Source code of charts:
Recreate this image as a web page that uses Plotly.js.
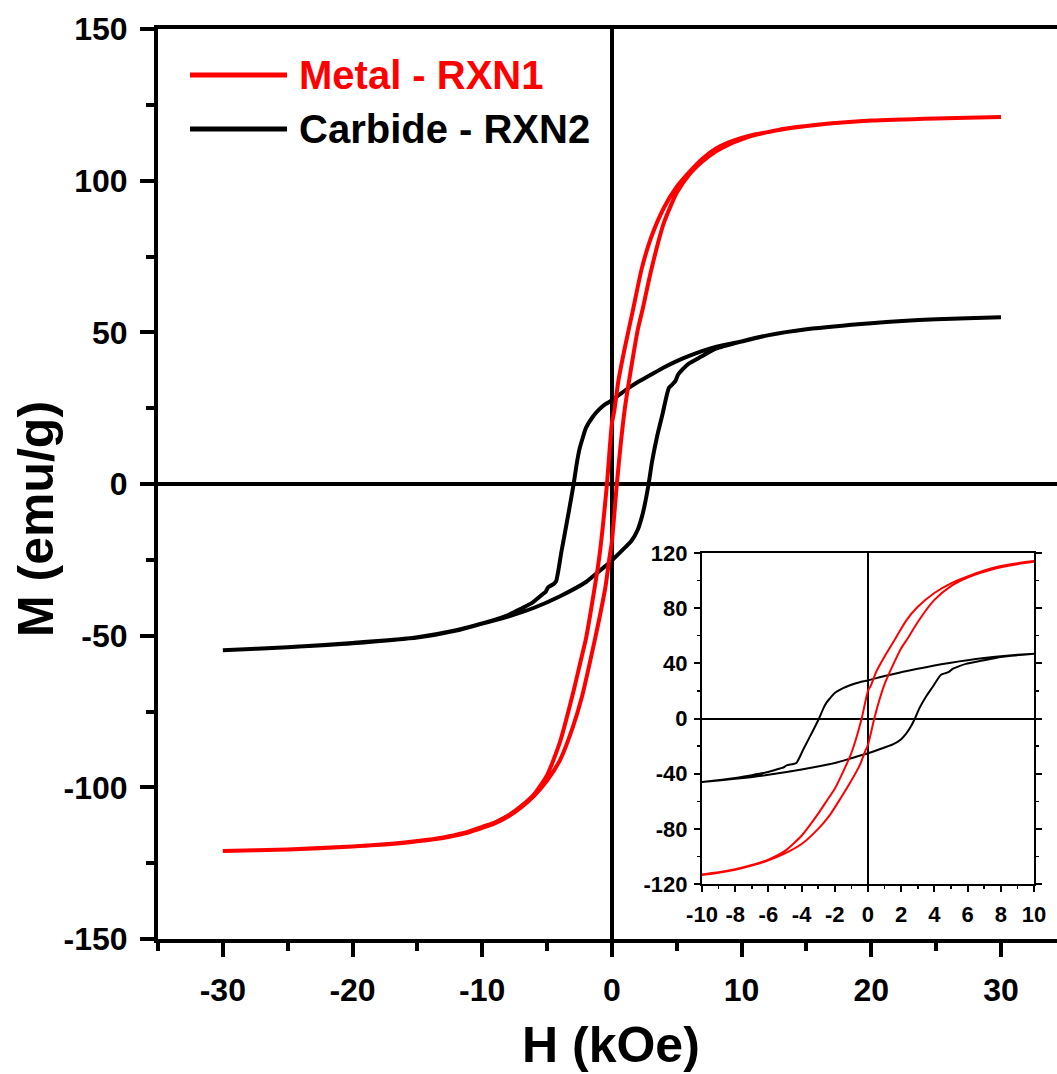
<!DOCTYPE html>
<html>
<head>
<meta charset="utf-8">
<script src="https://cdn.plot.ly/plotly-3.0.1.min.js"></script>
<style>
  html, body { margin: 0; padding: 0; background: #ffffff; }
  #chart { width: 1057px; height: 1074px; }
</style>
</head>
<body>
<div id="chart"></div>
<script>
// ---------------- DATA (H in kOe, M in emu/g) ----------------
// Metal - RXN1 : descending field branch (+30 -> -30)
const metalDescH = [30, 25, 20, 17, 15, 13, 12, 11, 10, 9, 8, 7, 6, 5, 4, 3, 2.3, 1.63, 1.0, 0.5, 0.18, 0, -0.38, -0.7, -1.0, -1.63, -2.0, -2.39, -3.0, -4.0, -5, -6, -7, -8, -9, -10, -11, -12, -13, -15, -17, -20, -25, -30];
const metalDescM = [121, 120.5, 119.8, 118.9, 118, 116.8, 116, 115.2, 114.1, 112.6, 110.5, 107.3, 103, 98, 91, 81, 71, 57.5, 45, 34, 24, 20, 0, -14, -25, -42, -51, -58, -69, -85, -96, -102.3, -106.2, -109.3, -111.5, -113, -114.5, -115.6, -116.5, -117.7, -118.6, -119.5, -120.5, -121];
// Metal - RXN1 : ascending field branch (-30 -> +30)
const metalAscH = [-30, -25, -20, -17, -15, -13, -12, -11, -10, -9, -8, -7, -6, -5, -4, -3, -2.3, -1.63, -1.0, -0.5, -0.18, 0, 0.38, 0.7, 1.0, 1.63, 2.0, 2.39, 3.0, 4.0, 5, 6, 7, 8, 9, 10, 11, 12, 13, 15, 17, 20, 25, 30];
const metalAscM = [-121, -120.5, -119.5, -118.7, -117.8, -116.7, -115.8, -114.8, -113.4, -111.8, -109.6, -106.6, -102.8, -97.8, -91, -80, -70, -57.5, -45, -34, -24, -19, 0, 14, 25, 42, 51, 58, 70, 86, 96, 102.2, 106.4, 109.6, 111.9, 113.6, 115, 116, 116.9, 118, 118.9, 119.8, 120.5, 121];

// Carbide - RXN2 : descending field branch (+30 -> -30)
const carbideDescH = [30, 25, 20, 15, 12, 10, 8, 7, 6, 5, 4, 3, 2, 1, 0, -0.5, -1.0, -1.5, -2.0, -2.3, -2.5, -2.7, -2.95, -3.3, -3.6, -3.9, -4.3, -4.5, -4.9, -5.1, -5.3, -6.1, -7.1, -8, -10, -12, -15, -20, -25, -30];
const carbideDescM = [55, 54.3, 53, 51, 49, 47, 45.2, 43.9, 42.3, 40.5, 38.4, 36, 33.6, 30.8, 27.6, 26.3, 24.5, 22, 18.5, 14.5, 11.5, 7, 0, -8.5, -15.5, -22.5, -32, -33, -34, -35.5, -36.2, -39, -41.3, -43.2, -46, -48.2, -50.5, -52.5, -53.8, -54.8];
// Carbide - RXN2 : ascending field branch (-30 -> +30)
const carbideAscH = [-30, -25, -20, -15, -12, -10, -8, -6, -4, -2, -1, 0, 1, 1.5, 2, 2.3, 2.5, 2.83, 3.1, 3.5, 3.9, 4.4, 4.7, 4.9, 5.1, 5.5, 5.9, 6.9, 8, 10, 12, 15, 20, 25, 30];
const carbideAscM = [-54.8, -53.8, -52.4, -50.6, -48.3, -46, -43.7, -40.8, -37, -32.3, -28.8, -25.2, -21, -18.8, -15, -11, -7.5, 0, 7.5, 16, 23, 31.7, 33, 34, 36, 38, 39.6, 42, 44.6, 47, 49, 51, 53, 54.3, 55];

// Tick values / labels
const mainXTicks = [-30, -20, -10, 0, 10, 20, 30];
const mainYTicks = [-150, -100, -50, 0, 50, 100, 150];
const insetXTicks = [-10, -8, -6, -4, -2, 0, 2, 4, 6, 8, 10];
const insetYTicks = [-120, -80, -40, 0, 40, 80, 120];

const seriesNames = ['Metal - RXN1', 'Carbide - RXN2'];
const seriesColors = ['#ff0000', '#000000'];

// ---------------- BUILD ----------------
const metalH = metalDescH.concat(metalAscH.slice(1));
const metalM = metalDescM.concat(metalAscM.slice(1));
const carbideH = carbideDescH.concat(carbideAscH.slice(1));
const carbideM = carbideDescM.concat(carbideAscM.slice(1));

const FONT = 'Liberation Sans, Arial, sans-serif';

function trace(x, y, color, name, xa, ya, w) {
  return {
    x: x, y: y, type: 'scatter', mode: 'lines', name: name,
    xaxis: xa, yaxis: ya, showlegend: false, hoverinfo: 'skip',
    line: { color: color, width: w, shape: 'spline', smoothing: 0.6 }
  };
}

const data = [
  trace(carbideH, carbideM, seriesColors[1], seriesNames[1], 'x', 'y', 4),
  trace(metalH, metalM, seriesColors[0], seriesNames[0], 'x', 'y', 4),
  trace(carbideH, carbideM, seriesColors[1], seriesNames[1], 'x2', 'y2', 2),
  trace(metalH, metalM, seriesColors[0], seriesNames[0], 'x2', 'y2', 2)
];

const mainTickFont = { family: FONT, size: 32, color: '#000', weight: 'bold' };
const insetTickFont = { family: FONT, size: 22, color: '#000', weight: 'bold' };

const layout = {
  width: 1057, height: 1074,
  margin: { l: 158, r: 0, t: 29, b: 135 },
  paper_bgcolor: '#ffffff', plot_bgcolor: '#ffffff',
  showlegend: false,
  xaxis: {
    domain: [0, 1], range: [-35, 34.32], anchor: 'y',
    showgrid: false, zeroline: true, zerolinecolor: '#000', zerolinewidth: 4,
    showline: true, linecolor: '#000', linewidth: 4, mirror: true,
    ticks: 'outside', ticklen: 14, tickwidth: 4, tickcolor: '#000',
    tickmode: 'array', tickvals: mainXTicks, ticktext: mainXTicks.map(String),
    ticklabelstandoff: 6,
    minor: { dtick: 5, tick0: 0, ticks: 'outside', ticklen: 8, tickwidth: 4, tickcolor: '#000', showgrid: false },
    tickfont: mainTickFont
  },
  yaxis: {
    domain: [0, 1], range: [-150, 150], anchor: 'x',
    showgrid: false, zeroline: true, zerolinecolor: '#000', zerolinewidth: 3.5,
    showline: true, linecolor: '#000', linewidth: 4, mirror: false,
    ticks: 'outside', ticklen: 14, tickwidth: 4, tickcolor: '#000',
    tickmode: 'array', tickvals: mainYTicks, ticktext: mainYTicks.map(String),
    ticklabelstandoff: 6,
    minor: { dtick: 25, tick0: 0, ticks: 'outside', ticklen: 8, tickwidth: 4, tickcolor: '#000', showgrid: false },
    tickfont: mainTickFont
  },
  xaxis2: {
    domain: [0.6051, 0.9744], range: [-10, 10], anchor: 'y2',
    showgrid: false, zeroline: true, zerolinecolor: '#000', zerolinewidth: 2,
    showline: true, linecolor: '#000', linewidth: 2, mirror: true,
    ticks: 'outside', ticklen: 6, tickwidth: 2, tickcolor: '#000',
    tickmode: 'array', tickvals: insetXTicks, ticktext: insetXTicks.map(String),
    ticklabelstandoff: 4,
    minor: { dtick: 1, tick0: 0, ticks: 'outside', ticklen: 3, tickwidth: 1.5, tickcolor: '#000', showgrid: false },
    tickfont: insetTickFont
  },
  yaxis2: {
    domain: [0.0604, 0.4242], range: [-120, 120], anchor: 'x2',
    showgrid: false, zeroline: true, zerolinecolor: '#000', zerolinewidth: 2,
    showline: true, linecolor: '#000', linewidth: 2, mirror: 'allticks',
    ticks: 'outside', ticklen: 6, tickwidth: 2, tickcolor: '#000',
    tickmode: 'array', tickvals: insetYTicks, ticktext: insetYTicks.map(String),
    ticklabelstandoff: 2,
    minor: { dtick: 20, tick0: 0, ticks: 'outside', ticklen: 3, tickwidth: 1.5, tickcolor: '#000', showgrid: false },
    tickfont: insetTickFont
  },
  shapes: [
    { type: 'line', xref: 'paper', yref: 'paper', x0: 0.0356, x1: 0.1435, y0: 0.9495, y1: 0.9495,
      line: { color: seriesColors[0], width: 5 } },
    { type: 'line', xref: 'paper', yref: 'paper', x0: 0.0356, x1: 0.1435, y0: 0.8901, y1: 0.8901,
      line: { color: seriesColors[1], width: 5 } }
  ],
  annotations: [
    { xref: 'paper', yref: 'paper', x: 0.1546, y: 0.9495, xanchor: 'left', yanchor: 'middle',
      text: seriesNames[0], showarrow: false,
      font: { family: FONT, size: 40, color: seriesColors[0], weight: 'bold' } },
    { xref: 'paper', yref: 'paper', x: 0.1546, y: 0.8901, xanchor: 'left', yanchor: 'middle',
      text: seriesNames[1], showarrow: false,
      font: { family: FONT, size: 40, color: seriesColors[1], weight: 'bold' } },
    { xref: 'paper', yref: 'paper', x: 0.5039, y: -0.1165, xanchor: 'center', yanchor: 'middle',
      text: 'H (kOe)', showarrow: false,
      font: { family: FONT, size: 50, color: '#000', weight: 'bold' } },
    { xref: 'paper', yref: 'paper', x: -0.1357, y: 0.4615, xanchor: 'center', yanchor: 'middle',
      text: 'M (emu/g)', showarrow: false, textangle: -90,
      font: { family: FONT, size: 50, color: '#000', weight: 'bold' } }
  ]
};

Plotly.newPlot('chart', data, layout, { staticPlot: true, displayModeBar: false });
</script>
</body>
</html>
==
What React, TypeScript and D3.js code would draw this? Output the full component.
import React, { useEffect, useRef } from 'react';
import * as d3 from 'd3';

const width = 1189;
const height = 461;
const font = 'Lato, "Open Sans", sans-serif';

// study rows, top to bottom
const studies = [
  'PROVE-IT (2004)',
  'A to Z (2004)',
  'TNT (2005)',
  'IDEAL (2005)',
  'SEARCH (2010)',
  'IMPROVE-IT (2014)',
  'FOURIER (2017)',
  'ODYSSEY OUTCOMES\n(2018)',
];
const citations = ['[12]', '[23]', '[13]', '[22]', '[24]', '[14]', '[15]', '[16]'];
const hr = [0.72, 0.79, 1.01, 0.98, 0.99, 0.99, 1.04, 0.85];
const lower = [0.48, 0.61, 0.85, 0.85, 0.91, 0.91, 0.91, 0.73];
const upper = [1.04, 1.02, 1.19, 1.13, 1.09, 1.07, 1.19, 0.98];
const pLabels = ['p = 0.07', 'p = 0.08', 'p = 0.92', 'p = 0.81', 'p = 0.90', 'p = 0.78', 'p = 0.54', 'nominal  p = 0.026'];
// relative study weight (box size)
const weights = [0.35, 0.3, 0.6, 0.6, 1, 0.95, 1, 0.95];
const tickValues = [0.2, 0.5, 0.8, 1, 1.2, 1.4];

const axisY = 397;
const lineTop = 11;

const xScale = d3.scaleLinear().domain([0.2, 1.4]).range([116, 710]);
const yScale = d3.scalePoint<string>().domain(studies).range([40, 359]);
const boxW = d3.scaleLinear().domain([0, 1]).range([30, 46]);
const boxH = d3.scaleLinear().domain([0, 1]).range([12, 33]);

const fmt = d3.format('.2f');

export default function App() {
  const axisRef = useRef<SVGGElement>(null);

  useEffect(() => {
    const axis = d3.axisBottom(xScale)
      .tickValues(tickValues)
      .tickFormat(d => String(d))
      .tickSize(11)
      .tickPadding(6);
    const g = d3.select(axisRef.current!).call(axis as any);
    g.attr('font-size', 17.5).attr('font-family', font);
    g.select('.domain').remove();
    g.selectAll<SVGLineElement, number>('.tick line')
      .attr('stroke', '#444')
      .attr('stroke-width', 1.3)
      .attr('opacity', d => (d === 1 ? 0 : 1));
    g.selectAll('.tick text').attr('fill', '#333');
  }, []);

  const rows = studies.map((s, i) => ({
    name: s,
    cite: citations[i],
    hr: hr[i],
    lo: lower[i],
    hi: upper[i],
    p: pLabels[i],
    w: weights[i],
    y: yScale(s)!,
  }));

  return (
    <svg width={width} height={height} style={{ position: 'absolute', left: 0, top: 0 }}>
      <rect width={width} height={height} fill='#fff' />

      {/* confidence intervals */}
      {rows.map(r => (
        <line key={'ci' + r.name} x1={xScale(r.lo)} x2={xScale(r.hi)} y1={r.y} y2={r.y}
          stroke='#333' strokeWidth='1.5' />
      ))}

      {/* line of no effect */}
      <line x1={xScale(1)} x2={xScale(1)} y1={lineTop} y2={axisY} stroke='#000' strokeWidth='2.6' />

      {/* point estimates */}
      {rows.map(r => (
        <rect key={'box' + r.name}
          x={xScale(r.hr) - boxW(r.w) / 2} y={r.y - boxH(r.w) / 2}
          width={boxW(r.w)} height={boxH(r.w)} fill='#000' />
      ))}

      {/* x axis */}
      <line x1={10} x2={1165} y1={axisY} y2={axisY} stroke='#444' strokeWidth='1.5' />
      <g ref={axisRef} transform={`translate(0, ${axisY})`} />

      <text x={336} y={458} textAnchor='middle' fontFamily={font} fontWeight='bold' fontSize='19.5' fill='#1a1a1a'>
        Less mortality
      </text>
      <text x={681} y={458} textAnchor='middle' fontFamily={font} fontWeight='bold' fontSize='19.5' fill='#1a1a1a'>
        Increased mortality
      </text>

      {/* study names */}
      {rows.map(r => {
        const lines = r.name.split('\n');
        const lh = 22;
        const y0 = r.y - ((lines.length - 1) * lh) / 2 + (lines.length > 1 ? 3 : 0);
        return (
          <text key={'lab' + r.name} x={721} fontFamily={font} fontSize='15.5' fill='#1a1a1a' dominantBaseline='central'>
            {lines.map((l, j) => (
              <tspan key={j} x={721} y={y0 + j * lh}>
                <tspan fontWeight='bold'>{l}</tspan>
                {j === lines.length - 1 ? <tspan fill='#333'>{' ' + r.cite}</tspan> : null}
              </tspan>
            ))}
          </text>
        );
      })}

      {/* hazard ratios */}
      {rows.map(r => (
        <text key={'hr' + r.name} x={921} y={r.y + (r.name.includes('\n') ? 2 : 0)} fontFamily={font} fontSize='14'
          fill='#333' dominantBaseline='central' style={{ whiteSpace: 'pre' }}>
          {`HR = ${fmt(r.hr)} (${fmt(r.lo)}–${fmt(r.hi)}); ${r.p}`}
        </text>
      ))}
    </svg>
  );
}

Your task:
Looking above, find the stretch of lines that opens with the one holding "Recreate this image" and closes with the one holding "119.8, 120.5, 121];". Copy it exactly, pictures excluded.

Output below:
Recreate this image as a web page that uses Plotly.js.
<!DOCTYPE html>
<html>
<head>
<meta charset="utf-8">
<script src="https://cdn.plot.ly/plotly-3.0.1.min.js"></script>
<style>
  html, body { margin: 0; padding: 0; background: #ffffff; }
  #chart { width: 1057px; height: 1074px; }
</style>
</head>
<body>
<div id="chart"></div>
<script>
// ---------------- DATA (H in kOe, M in emu/g) ----------------
// Metal - RXN1 : descending field branch (+30 -> -30)
const metalDescH = [30, 25, 20, 17, 15, 13, 12, 11, 10, 9, 8, 7, 6, 5, 4, 3, 2.3, 1.63, 1.0, 0.5, 0.18, 0, -0.38, -0.7, -1.0, -1.63, -2.0, -2.39, -3.0, -4.0, -5, -6, -7, -8, -9, -10, -11, -12, -13, -15, -17, -20, -25, -30];
const metalDescM = [121, 120.5, 119.8, 118.9, 118, 116.8, 116, 115.2, 114.1, 112.6, 110.5, 107.3, 103, 98, 91, 81, 71, 57.5, 45, 34, 24, 20, 0, -14, -25, -42, -51, -58, -69, -85, -96, -102.3, -106.2, -109.3, -111.5, -113, -114.5, -115.6, -116.5, -117.7, -118.6, -119.5, -120.5, -121];
// Metal - RXN1 : ascending field branch (-30 -> +30)
const metalAscH = [-30, -25, -20, -17, -15, -13, -12, -11, -10, -9, -8, -7, -6, -5, -4, -3, -2.3, -1.63, -1.0, -0.5, -0.18, 0, 0.38, 0.7, 1.0, 1.63, 2.0, 2.39, 3.0, 4.0, 5, 6, 7, 8, 9, 10, 11, 12, 13, 15, 17, 20, 25, 30];
const metalAscM = [-121, -120.5, -119.5, -118.7, -117.8, -116.7, -115.8, -114.8, -113.4, -111.8, -109.6, -106.6, -102.8, -97.8, -91, -80, -70, -57.5, -45, -34, -24, -19, 0, 14, 25, 42, 51, 58, 70, 86, 96, 102.2, 106.4, 109.6, 111.9, 113.6, 115, 116, 116.9, 118, 118.9, 119.8, 120.5, 121];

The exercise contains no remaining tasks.